Report, word for word, every line of the material that contains "with".

- [MATERIAL PROVIDED]:
-- BEGIN --
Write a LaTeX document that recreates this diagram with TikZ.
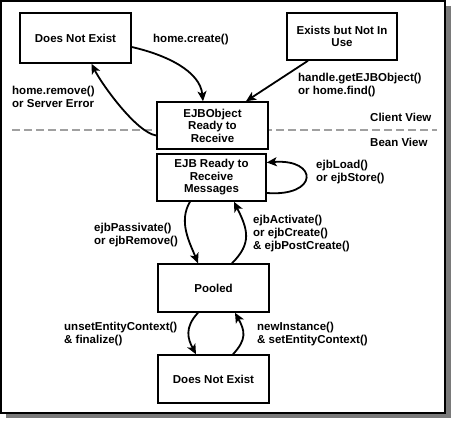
\documentclass[tikz,border=0pt]{standalone}
\usepackage{fontspec}
\setmainfont{Liberation Sans}
\usepackage{xcolor}
\usepackage{tikz}
\usetikzlibrary{arrows.meta}
\definecolor{shadowgr}{HTML}{7A7A7A}
\definecolor{sepgr}{HTML}{A0A0A0}

\begin{document}
\begin{tikzpicture}[x=1pt,y=-1pt,
  font=\fontsize{11.5}{13}\selectfont\bfseries,
  statebox/.style={draw,line width=1.5pt,fill=white,align=center,inner sep=0pt,
    minimum width=111pt,minimum height=48pt,font=\fontsize{11.5}{12.5}\selectfont\bfseries},
  lbl/.style={anchor=west,align=left,inner sep=0pt},
  arr/.style={line width=1.8pt,-{Stealth[length=10pt,width=9pt,inset=2.5pt]}}]
\useasboundingbox (0,0) rectangle (452,420);
% frame with shadow
\fill[shadowgr] (6,6) rectangle (451,418);
\draw[line width=1.6pt,fill=white] (1,1) rectangle (445,413);
\draw[sepgr,line width=1.3pt,dash pattern=on 8pt off 4pt] (12,130) -- (437,130);
\node[lbl] (client) at (370,117) {Client View};
\node[lbl] (bean) at (370,142) {Bean View};

% states
\node[statebox,minimum height=50pt] (dnetop) at (75.5,38) {Does Not Exist};
\node[statebox,minimum width=110pt,minimum height=47pt] (exists) at (342,36.5) {Exists but Not In\\Use};
\node[statebox,minimum height=47pt] (obj) at (212.5,125.5) {EJBObject\\Ready to\\Receive};
\node[statebox,minimum width=109pt,minimum height=47pt] (ready) at (211.5,177.5) {EJB Ready to\\Receive\\Messages};
\node[statebox] (pooled) at (213.5,288) {Pooled};
\node[statebox] (dnebot) at (213.5,379) {Does Not Exist};

% labels
\node[lbl] (lcreate) at (153,40) {home.create()};
\node[lbl] (lremove) at (12,96.5) {home.remove()\\or Server Error};
\node[lbl] (lhandle) at (298,85.5) {handle.getEJBObject()\\or home.find()};
\node[lbl] (lload) at (316,172) {ejbLoad()\\or ejbStore()};
\node[lbl] (lpass) at (94,235) {ejbPassivate()\\or ejbRemove()};
\node[lbl] (lact) at (253,233.5) {ejbActivate()\\or ejbCreate()\\\& ejbPostCreate()};
\node[lbl] (lunset) at (64,334) {unsetEntityContext()\\\& finalize()};
\node[lbl] (lnew) at (257,334) {newInstance()\\\& setEntityContext()};

% transitions
\draw[arr] ([yshift=-9pt]dnetop.east) .. controls +(35,8) and +(-3,-30) .. ([xshift=-9.5pt]obj.north);
\draw[arr] ([yshift=-10pt]obj.west) .. controls +(-20,-3) and +(10,20) .. ([xshift=16pt]dnetop.south);
\draw[arr] ([xshift=-34pt]exists.south) -- ([xshift=33.5pt]obj.north);
\draw[arr] ([yshift=-15.5pt]ready.east) .. controls +(52,4) and +(52,-4) .. ([yshift=15pt]ready.east);
\draw[arr] ([xshift=-21.5pt]ready.south) .. controls +(-12,20) and +(-8,-20) .. ([xshift=-15.5pt]pooled.north);
\draw[arr] ([xshift=18.5pt]pooled.north) .. controls +(20,-20) and +(14,28) .. ([xshift=22.5pt]ready.south);
\draw[arr] ([xshift=-15.5pt]pooled.south) .. controls +(-14,15) and +(-8,-15) .. ([xshift=-17.5pt]dnebot.north);
\draw[arr] ([xshift=19.5pt]dnebot.north) .. controls +(14,-15) and +(10,18) .. ([xshift=21.5pt]pooled.south);
\end{tikzpicture}
\end{document}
-- END --
- [EXERCISE RESULT]:
Write a LaTeX document that recreates this diagram with TikZ.
% frame with shadow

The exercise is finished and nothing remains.